### Records with drawing code
-*-*-

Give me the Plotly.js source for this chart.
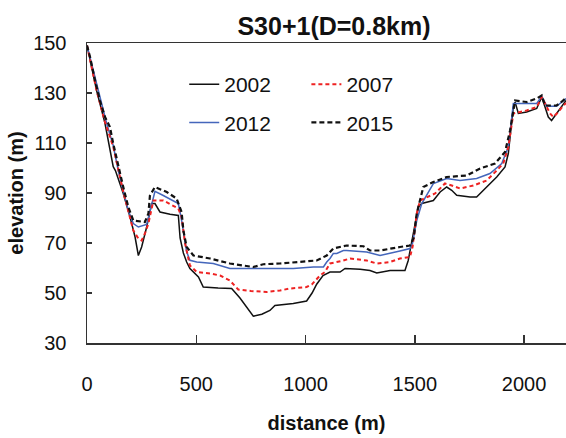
<!DOCTYPE html>
<html>
<head>
<meta charset="utf-8">
<script src="https://cdn.plot.ly/plotly-3.0.1.min.js"></script>
<style>
  html, body { margin: 0; padding: 0; background: #fff; }
  #chart { width: 566px; height: 438px; }
</style>
</head>
<body>
<div id="chart"></div>
<script>
// Cross-section S30+1 : bed elevation (m) along the section distance (m)

const dist2002 = [0, 20, 44, 82, 110, 120, 130, 166, 197, 220, 235, 250, 273, 296, 311, 334, 380, 418, 426, 441, 456, 471, 510, 532, 600, 662, 700, 761, 800, 837, 860, 944, 1005, 1030, 1051, 1080, 1112, 1158, 1181, 1250, 1295, 1326, 1387, 1455, 1470, 1486, 1516, 1532, 1585, 1616, 1646, 1669, 1692, 1753, 1783, 1829, 1875, 1913, 1928, 1951, 1959, 1974, 2012, 2058, 2081, 2096, 2111, 2126, 2149, 2172, 2192];
const elev2002 = [149, 141, 131, 118, 104, 100.5, 99, 89.8, 80.4, 72.4, 65, 68.4, 76.4, 85.8, 85.8, 82.4, 81.5, 81, 72, 66, 62.4, 59.8, 56.4, 52.4, 52, 51.8, 48, 40.7, 41.5, 43, 45, 45.8, 46.8, 50, 53.5, 57, 58.4, 58.4, 59.8, 59.5, 59, 58, 59, 59, 63, 71, 84.4, 85.8, 87, 90.4, 92.4, 91.1, 89.1, 88.4, 88.4, 92.4, 96.4, 100.4, 105.8, 124.4, 126.4, 121.8, 122.4, 123.8, 128.4, 124.4, 120.4, 119, 121.8, 125, 127];

const dist2007 = [0, 44, 82, 120, 166, 197, 212, 235, 250, 265, 281, 304, 349, 418, 433, 449, 471, 502, 563, 609, 654, 692, 750, 822, 883, 929, 1005, 1030, 1066, 1089, 1112, 1173, 1204, 1280, 1326, 1387, 1432, 1478, 1490, 1509, 1524, 1593, 1638, 1669, 1707, 1768, 1829, 1875, 1905, 1928, 1951, 1982, 2012, 2058, 2081, 2096, 2119, 2134, 2157, 2180, 2192];
const elev2007 = [149, 131, 118.5, 108.5, 90.5, 80.4, 75, 71.8, 71, 73.8, 77.8, 87, 87, 83.8, 80.4, 69.8, 61, 58.4, 57.8, 57, 55, 51.4, 50.8, 50.4, 51, 51.8, 52.4, 53.5, 57, 58.4, 61.8, 63, 63.8, 63, 61.8, 62.4, 63.8, 64.4, 68.5, 81.8, 87, 89.8, 93.8, 93, 91.8, 93, 95, 99, 101.8, 108.4, 121.8, 122.4, 123, 124.4, 128.4, 125.8, 121.8, 120.4, 122.4, 125, 126];

const dist2012 = [0, 29, 59, 90, 120, 143, 166, 189, 212, 235, 273, 296, 311, 349, 418, 433, 456, 471, 502, 578, 654, 800, 944, 1036, 1082, 1097, 1112, 1127, 1143, 1173, 1188, 1280, 1341, 1432, 1478, 1490, 1509, 1532, 1585, 1646, 1707, 1783, 1844, 1898, 1928, 1951, 2012, 2058, 2081, 2104, 2149, 2172, 2192];
const elev2012 = [149, 139, 128.4, 117.8, 109, 99, 91, 83, 77.8, 76.4, 77.4, 85.8, 90.7, 89, 85.8, 79, 66.5, 63.1, 62.4, 61.8, 59.8, 59.8, 59.8, 60.4, 60.4, 62.4, 63.8, 65.8, 65.8, 67, 67, 66.4, 65, 66.8, 67.8, 70, 79, 85.8, 93.8, 95.8, 95, 95.8, 97.8, 101.8, 108.4, 125.8, 125.8, 125.8, 128.7, 124.7, 124.7, 126.4, 127.8];

const dist2015 = [0, 14, 37, 59, 82, 105, 120, 143, 166, 189, 212, 265, 281, 288, 311, 365, 410, 433, 441, 456, 487, 563, 654, 761, 807, 883, 975, 1051, 1097, 1127, 1188, 1265, 1295, 1341, 1432, 1478, 1495, 1509, 1539, 1585, 1646, 1738, 1799, 1867, 1913, 1936, 1959, 2012, 2058, 2081, 2096, 2149, 2172, 2192];
const elev2015 = [149, 144.4, 135, 127, 120.5, 116.4, 109.8, 100.4, 92.4, 84.4, 79, 78.4, 81.8, 89, 92.4, 90.4, 87.8, 82.4, 75, 68.4, 65, 63.8, 61.8, 60.4, 61.5, 61.8, 62.4, 63, 65, 67.8, 69, 68.7, 67, 67, 68.4, 69, 72, 81.8, 92.4, 94.4, 96.4, 97, 99.8, 101.8, 106.4, 115, 127, 126.4, 127.8, 129, 125, 125, 126.5, 128];

const xTicks = [0, 500, 1000, 1500, 2000];
const yTicks = [30, 50, 70, 90, 110, 130, 150];

const FONT = 'Liberation Sans, Arial, Helvetica, sans-serif';

const traces = [
  { name: '2002', x: dist2002, y: elev2002, legend: 'legend', legendgroup: 'a',
    line: { color: '#111111', width: 1.5 } },
  { name: '2012', x: dist2012, y: elev2012, legend: 'legend', legendgroup: 'b',
    line: { color: '#4466bb', width: 1.5 } },
  { name: '2007', x: dist2007, y: elev2007, legend: 'legend2', legendgroup: 'c',
    line: { color: '#ee2222', width: 2, dash: '4px,3px' } },
  { name: '2015', x: dist2015, y: elev2015, legend: 'legend2', legendgroup: 'd',
    line: { color: '#111111', width: 2.2, dash: '5px,3px' } }
].map(t => Object.assign({ type: 'scatter', mode: 'lines' }, t));

const legendStyle = {
  bgcolor: 'rgba(0,0,0,0)',
  font: { family: FONT, size: 21, color: '#111' },
  tracegroupgap: 8,
  xanchor: 'left', yanchor: 'top'
};

const layout = {
  width: 566, height: 438,
  margin: { l: 87, r: 0, t: 43, b: 95 },
  paper_bgcolor: '#fff', plot_bgcolor: '#fff',
  font: { family: FONT, color: '#111' },
  title: {
    text: '<b>S30+1(D=0.8km)</b>',
    font: { family: FONT, size: 25, color: '#111' },
    xref: 'container', x: 334 / 566, xanchor: 'center',
    yref: 'container', y: 1 - 26 / 438, yanchor: 'middle'
  },
  xaxis: {
    range: [0, 2192], tickvals: xTicks, ticktext: xTicks.map(String),
    ticks: 'inside', ticklen: 8, tickwidth: 1.5, tickcolor: '#333',
    showline: true, linecolor: '#333', linewidth: 1.5, mirror: true,
    showgrid: false, zeroline: false,
    tickfont: { family: FONT, size: 20, color: '#111' },
    ticklabelstandoff: 22,
    title: { text: '<b>distance (m)</b>', font: { family: FONT, size: 20, color: '#111' }, standoff: 22 }
  },
  yaxis: {
    range: [30, 150], tickvals: yTicks, ticktext: yTicks.map(String),
    ticks: 'inside', ticklen: 5, tickwidth: 1.5, tickcolor: '#333',
    showline: true, linecolor: '#333', linewidth: 1.5,
    showgrid: false, zeroline: false,
    tickfont: { family: FONT, size: 20, color: '#111' },
    ticklabelstandoff: 15,
    title: { text: '<b>elevation (m)</b>', font: { family: FONT, size: 20, color: '#111' }, standoff: 4 }
  },
  legend: Object.assign({}, legendStyle, { x: 0.203, y: 0.93 }),
  legend2: Object.assign({}, legendStyle, { x: 0.458, y: 0.93 }),
  showlegend: true
};

Plotly.newPlot('chart', traces, layout, { staticPlot: true, displayModeBar: false });
</script>
</body>
</html>
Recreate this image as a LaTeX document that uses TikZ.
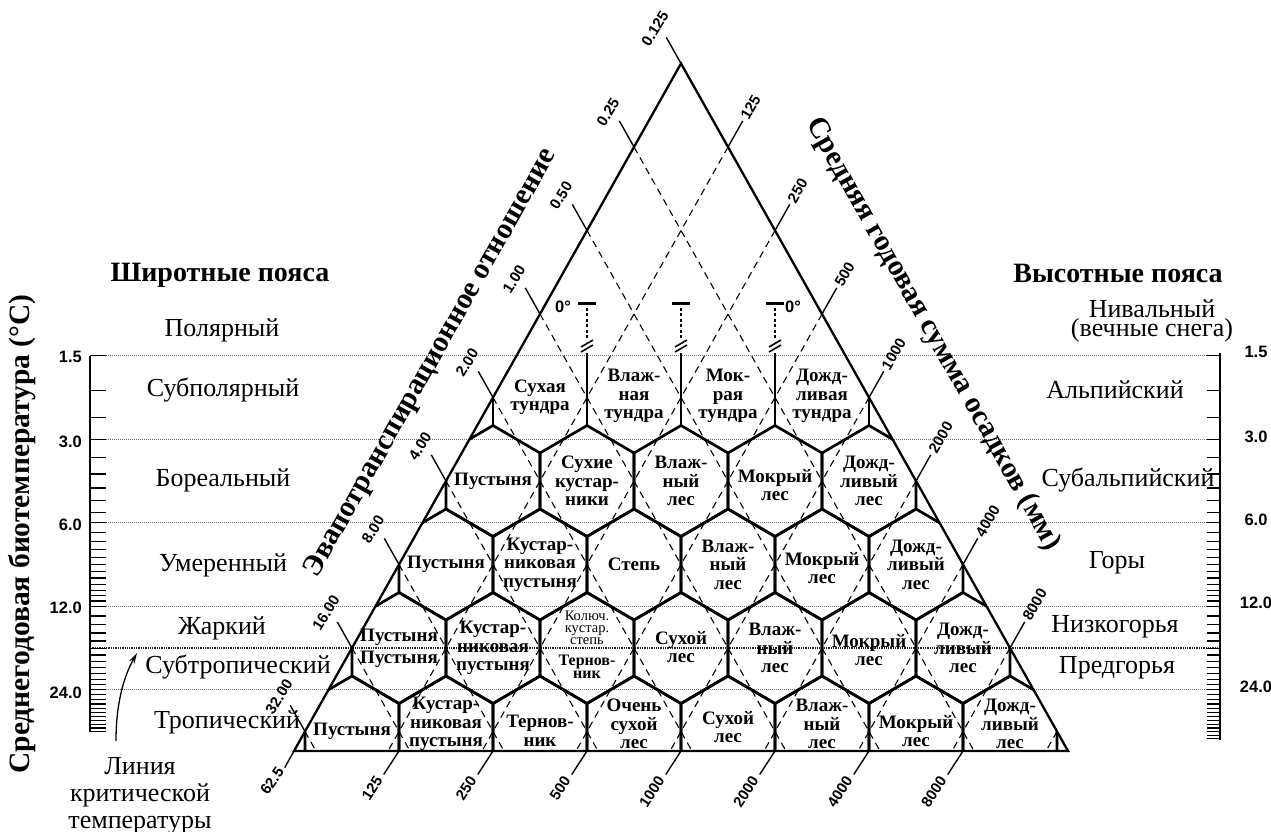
\documentclass[tikz,border=0pt]{standalone}
\usepackage{fontspec}
\setmainfont{Liberation Serif}
\newfontfamily\numfont{Liberation Sans}
\usetikzlibrary{arrows.meta}
\begin{document}
\begin{tikzpicture}[x=1pt,y=-1pt,
  hexedge/.style={line width=2.7pt,line join=round},
  triside/.style={line width=2.3pt,line join=miter},
  latdash/.style={line width=1.1pt,dash pattern=on 7pt off 5pt},
  beltline/.style={line width=0.9pt,black!55,dash pattern=on 1pt off 1pt},
  critline/.style={line width=2.2pt,black!85,dash pattern=on 1.3pt off 1pt},
  ticksty/.style={line width=1.4pt},
  combsty/.style={line width=1.3pt},
  hexlab/.style={font=\fontsize{19}{18.5}\selectfont\bfseries,align=center,inner sep=0pt},
  hexsmall/.style={font=\fontsize{14.5}{12}\selectfont,align=center,inner sep=0pt},
  hexmid/.style={font=\fontsize{16}{12.5}\selectfont\bfseries,align=center,inner sep=0pt},
  numlab/.style={font=\numfont\bfseries\fontsize{15}{15}\selectfont,inner sep=0pt},
  comblab/.style={font=\numfont\bfseries\fontsize{16.5}{16.5}\selectfont,inner sep=0pt},
  zonelab/.style={font=\fontsize{26}{19}\selectfont,inner sep=0pt,align=center},
  headlab/.style={font=\fontsize{28}{28}\selectfont\bfseries,inner sep=0pt},
  axislab/.style={font=\fontsize{29.5}{29.5}\selectfont\bfseries,inner sep=0pt},
  tmark/.style={line width=2.6pt},
  tdots/.style={line width=2.8pt,dash pattern=on 3pt off 2.5pt},
]
\useasboundingbox (0,0) rectangle (1271,832);
\fill[white] (0,0) rectangle (1271,832);

% corners of the triangle
\coordinate (A) at (681,63.5);
\coordinate (BL) at (294,751);
\coordinate (BR) at (1068,751);

% belt lines
\foreach \yy in {355.75,439.25,522.75,606.25,689.75} \draw[beltline] (90,\yy) -- (1220,\yy);
\draw[critline] (90,648) -- (1220,648);

% temperature combs
\draw[combsty] (90,355.75) -- (90,732);
\draw[combsty] (1220,353) -- (1220,740);
\foreach \t in {1.5,2,2.5,3,3.5,4,4.5,5,5.5,6,6.5,7,7.5,8,8.5,9,9.5,10,10.5,11,11.5,12,13,14,15,16,17,18,19,20,21,22,23,24,25,26,27,28,29,30,31,32,33,34} {
  \pgfmathsetmacro\yy{355.75+120.465*ln(\t/1.5)}
  \draw[combsty] (90,\yy) -- (106,\yy);
  \draw[combsty] (1220,\yy) -- (1207,\yy);
}
\foreach \t in {35,36} {
  \pgfmathsetmacro\yy{355.75+120.465*ln(\t/1.5)}
  \draw[combsty] (1220,\yy) -- (1207,\yy);
}
\foreach \yy/\lab [count=\i] in {357/1.5,442/3.0,525/6.0,608/12.0,693/24.0} {
  \node[comblab,anchor=east] (cl\i) at (82,\yy) {\lab};
}
\foreach \yy/\lab [count=\i] in {352/1.5,437/3.0,520/6.0,603/12.0,687/24.0} {
  \node[comblab] (cr\i) at (1256,\yy) {\lab};
}

% lattice inside the triangle
\begin{scope}
\clip (A) -- (BL) -- (BR) -- cycle;
\foreach \m in {1,...,8} {
  \draw[latdash] (681-47*\m, 63.5+83.5*\m) -- ++(470,835);
  \draw[latdash] (681+47*\m, 63.5+83.5*\m) -- ++(-470,835);
}
\foreach \r in {1,...,4} {
  \pgfmathtruncatemacro\n{9-\r}
  \foreach \k in {1,...,\n} {
    \pgfmathsetmacro\cx{681+(\k-(10-\r)/2)*94}
    \pgfmathsetmacro\cy{731.5-83.5*(\r-1)}
    \draw[hexedge] (\cx-47,\cy-28) -- (\cx,\cy-55.5) -- (\cx+47,\cy-28) -- (\cx+47,\cy+28) -- (\cx,\cy+55.5) -- (\cx-47,\cy+28) -- cycle;
  }
}
\foreach \xx in {493,869} \draw[hexedge] (\xx,369.5) -- (\xx,425.5);
\end{scope}

% tundra walls with 0-degree marks
\foreach \xx in {587,681,775} {
  \draw[hexedge] (\xx,425.5) -- (\xx,353);
  \draw[line width=1.6pt] (\xx-6,352) -- (\xx+6,345) (\xx-6,347) -- (\xx+6,340);
  \draw[tdots] (\xx,338) -- (\xx,307);
  \draw[tmark] (\xx-9,303.5) -- (\xx+9,303.5);
}
\node[comblab] (z1) at (563,307) {0°};
\node[comblab] (z2) at (793,307) {0°};

% triangle
\draw[triside] (A) -- (BL) -- (BR) -- cycle;

% left side ticks
\foreach \m/\lab in {0/0.125,1/0.25,2/0.50,3/1.00,4/2.00,5/4.00,6/8.00,7/16.00,8/32.00} {
  \draw[ticksty] (681-47*\m, 63.5+83.5*\m) -- ++(-14.7,-26.1);
  \node[numlab,rotate=58] (lt\m) at (681-47*\m-26, 63.5+83.5*\m-35) {\lab};
}
% right side ticks
\foreach \m/\lab in {1/125,2/250,3/500,4/1000,5/2000,6/4000,7/8000} {
  \draw[ticksty] (681+47*\m, 63.5+83.5*\m) -- ++(14.7,-26.1);
  \node[numlab,rotate=60,anchor=west] (rt\m) at (681+47*\m+16.2, 63.5+83.5*\m-28.8) {\lab};
}
% bottom ticks
\draw[ticksty] (BL) -- ++(-9.3,16.6);
\node[numlab,rotate=55] (bt0) at (272,781) {62.5};
\foreach \j/\lab in {0/125,1/250,2/500,3/1000,4/2000,5/4000,6/8000} {
  \draw[ticksty] (399+94*\j,751) -- ++(-15.3,23.5);
  \node[numlab,rotate=57,anchor=east] (bt\lab) at (399+94*\j-20, 751+27) {\lab};
}

% hexagon labels
\node[hexlab] (t51) at (540,397.5) {Сухая\\тундра};
\node[hexlab] (t52) at (634,396) {Влаж-\\ная\\тундра};
\node[hexlab] (t53) at (728,396) {Мок-\\рая\\тундра};
\node[hexlab] (t54) at (822,396) {Дожд-\\ливая\\тундра};

\node[hexlab] (t41) at (493,481) {Пустыня};
\node[hexlab] (t42) at (587,481) {Сухие\\кустар-\\ники};
\node[hexlab] (t43) at (681,481) {Влаж-\\ный\\лес};
\node[hexlab] (t44) at (775,485) {Мокрый\\лес};
\node[hexlab] (t45) at (869,481) {Дожд-\\ливый\\лес};

\node[hexlab] (t31) at (446,564.5) {Пустыня};
\node[hexlab] (t32) at (540,564.5) {Кустар-\\никовая\\пустыня};
\node[hexlab] (t33) at (634,564.5) {Степь};
\node[hexlab] (t34) at (728,564.5) {Влаж-\\ный\\лес};
\node[hexlab] (t35) at (822,568) {Мокрый\\лес};
\node[hexlab] (t36) at (916,564.5) {Дожд-\\ливый\\лес};

\node[hexlab] (t21a) at (399,637) {Пустыня};
\node[hexlab] (t21b) at (399,659) {Пустыня};
\node[hexlab] (t22) at (493,648) {Кустар-\\никовая\\пустыня};
\node[hexsmall] (t23a) at (587,628) {Колюч.\\кустар.\\степь};
\node[hexmid] (t23b) at (587,667) {Тернов-\\ник};
\node[hexlab] (t24) at (681,647) {Сухой\\лес};
\node[hexlab] (t25) at (775,648) {Влаж-\\ный\\лес};
\node[hexlab] (t26) at (869,650) {Мокрый\\лес};
\node[hexlab] (t27) at (963,648) {Дожд-\\ливый\\лес};

\node[hexlab] (t11) at (352,731) {Пустыня};
\node[hexlab] (t12) at (446,724) {Кустар-\\никовая\\пустыня};
\node[hexlab] (t13) at (540,731) {Тернов-\\ник};
\node[hexlab] (t14) at (634,724) {Очень\\сухой\\лес};
\node[hexlab] (t15) at (728,727) {Сухой\\лес};
\node[hexlab] (t16) at (822,724) {Влаж-\\ный\\лес};
\node[hexlab] (t17) at (916,731) {Мокрый\\лес};
\node[hexlab] (t18) at (1010,724) {Дожд-\\ливый\\лес};

% belt names, left
\node[headlab] (hl) at (220,275) {Широтные пояса};
\node[zonelab] (l1) at (222,330) {Полярный};
\node[zonelab] (l2) at (223,390) {Субполярный};
\node[zonelab] (l3) at (223,480) {Бореальный};
\node[zonelab] (l4) at (223,565) {Умеренный};
\node[zonelab] (l5) at (222,628) {Жаркий};
\node[zonelab] (l6) at (238,667) {Субтропический};
\node[zonelab] (l7) at (227,722) {Тропический};
\node[zonelab,font=\fontsize{26}{27}\selectfont] (crit) at (140,796) {Линия\\критической\\температуры};

% belt names, right
\node[headlab] (hr) at (1118,273) {Высотные пояса};
\node[zonelab] (r1) at (1152,321) {Нивальный\\(вечные снега)};
\node[zonelab] (r2) at (1115,390) {Альпийский};
\node[zonelab] (r3) at (1128,480) {Субальпийский};
\node[zonelab] (r4) at (1117,563) {Горы};
\node[zonelab] (r5) at (1115,627) {Низкогорья};
\node[zonelab] (r6) at (1117,668) {Предгорья};

% axis titles
\node[axislab,rotate=90] (ax1) at (22,534) {Среднегодовая биотемпература (°C)};
\node[axislab,rotate=60.6] (ax2) at (431,363) {Эвапотранспирационное отношение};
\node[axislab,rotate=-60.6] (ax3) at (933,334) {Средняя годовая сумма осадков (мм)};

% arrow to the critical line
\coordinate (arrfrom) at (116,741);
\coordinate (arrto) at (137,653);
\draw[line width=1.3pt,-{Stealth[length=11pt,width=6pt]}] (arrfrom) .. controls (116,705) and (123,678) .. (arrto);
\end{tikzpicture}
\end{document}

-*-*-

### WHAT YOU SHOULD DO
Pictures are excluded: retype only the lines from the beginning of the listing above through the line with "121.8, 125, 127];", both included.

### EXERCISE RESPONSE
Give me the Plotly.js source for this chart.
<!DOCTYPE html>
<html>
<head>
<meta charset="utf-8">
<script src="https://cdn.plot.ly/plotly-3.0.1.min.js"></script>
<style>
  html, body { margin: 0; padding: 0; background: #fff; }
  #chart { width: 566px; height: 438px; }
</style>
</head>
<body>
<div id="chart"></div>
<script>
// Cross-section S30+1 : bed elevation (m) along the section distance (m)

const dist2002 = [0, 20, 44, 82, 110, 120, 130, 166, 197, 220, 235, 250, 273, 296, 311, 334, 380, 418, 426, 441, 456, 471, 510, 532, 600, 662, 700, 761, 800, 837, 860, 944, 1005, 1030, 1051, 1080, 1112, 1158, 1181, 1250, 1295, 1326, 1387, 1455, 1470, 1486, 1516, 1532, 1585, 1616, 1646, 1669, 1692, 1753, 1783, 1829, 1875, 1913, 1928, 1951, 1959, 1974, 2012, 2058, 2081, 2096, 2111, 2126, 2149, 2172, 2192];
const elev2002 = [149, 141, 131, 118, 104, 100.5, 99, 89.8, 80.4, 72.4, 65, 68.4, 76.4, 85.8, 85.8, 82.4, 81.5, 81, 72, 66, 62.4, 59.8, 56.4, 52.4, 52, 51.8, 48, 40.7, 41.5, 43, 45, 45.8, 46.8, 50, 53.5, 57, 58.4, 58.4, 59.8, 59.5, 59, 58, 59, 59, 63, 71, 84.4, 85.8, 87, 90.4, 92.4, 91.1, 89.1, 88.4, 88.4, 92.4, 96.4, 100.4, 105.8, 124.4, 126.4, 121.8, 122.4, 123.8, 128.4, 124.4, 120.4, 119, 121.8, 125, 127];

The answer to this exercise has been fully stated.